The eldest daughter of Nelson Mandela says the “struggle” against racism “is not complete” and that the world should continue fighting against it “with everything we have in our might”.
Speaking on Nelson Mandela International Day, Dr Makaziwe Mandela told Sky News’ Trevor Phillips on Sunday: “My father would be repeating what he said when he was alive, that the struggle is not complete and that we should not tire, we should press on to fight racism with everything we have in our might.”
“There needs to be much more dialogue on racism because it is plaguing the whole world,” she said. “I think my father would be saying we need to put our heads together and fight this surge of racism until it ends.”
The equality and social justice campaigner said the pandemic has contributed to the resurgence of racism globally.
“We have COVID breaking a lot of people… a lot of people are losing their jobs… [there’s a] resurge of racism around the world,” she said.
“I think COVID has exacerbated inequities in society.”
Speaking about the violence in South Africa following the imprisonment of former President Jacob Zuma, Dr Mandela said: “No one wants to see South Africa in this situation of violence but unless you squarely address issues of poverty and inequity South Africa will see more of this violence.”
Over 100 people have been killed in violent unrest and looting over the last few days, and confidence in the ruling Africa National Congress (ANC) party has been shaken.
Dr Mandela said “all” of South Africa’s problems are “the responsibility of the ANC”.
“The ANC seems to have forgotten why it came into power,” she said.
“It came into power mainly because it wanted to improve the conditions and lives of black people who had been impoverished and their dignity taken away by the apartheid regime.
“Political freedom was never enough – my father knew it, they knew it, and we cannot leave the economy that supported apartheid to be intact because there is no way therefore to address the iniquities of the past and address the conditions of the poor.
“If you look at the conditions of the poor in South Africa, who are mainly black, it has not improved. It is still the same, it has not improved… So what is happening right now is squarely in their hands.”
She went on: “Nobody, I want to assure you, wants to see South Africa in the situation of violence.
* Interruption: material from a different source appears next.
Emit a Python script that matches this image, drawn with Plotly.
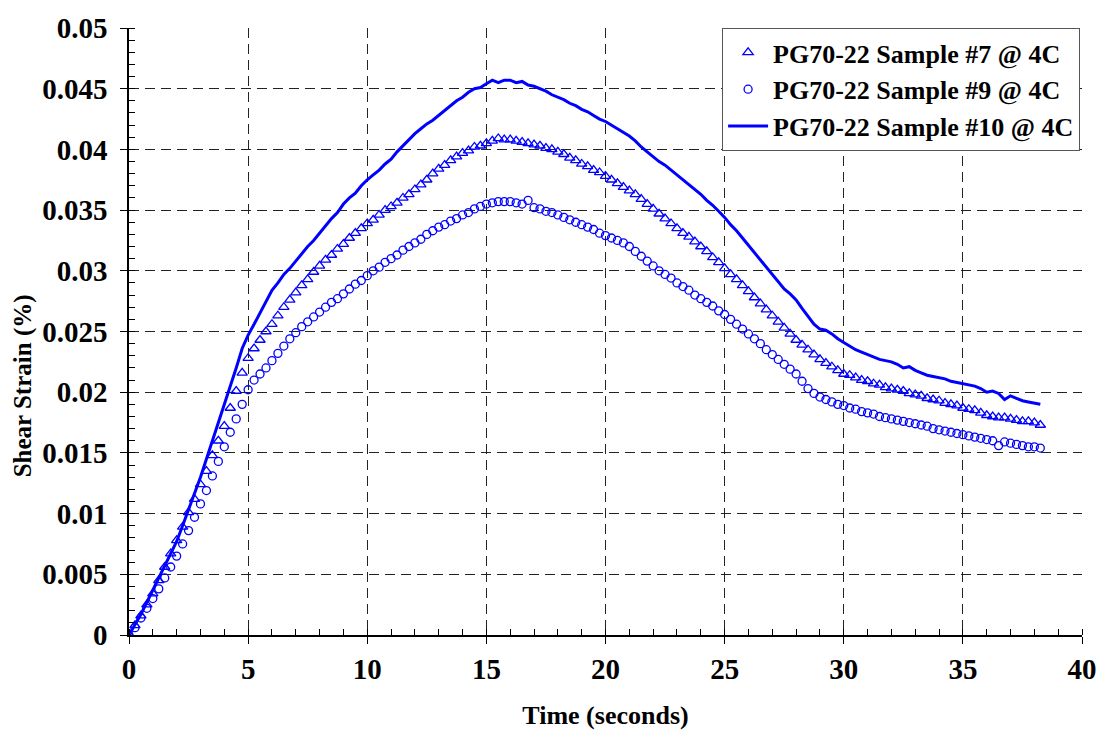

“But unless South Africa squarely address the issues of poverty and iniquity, youth unemployment, which is around 74%, South Africa will see more of this violence occurring more and more.”
Dr Mandela’s comments come after a year that’s seen the Black Lives Matter movement become a major talking point across the western world, sparked by the police murder of George Floyd in the US last year.
The movement has sparked protests and greater conversation about racism in the UK, which again reared its head following England’s defeat in the Euro 2020 final.
Marcus Rashford, Jadon Sancho and Bukayo Saka have all experienced horrific racial abuse since missing their spot kicks in the decisive penalty shootout last weekend.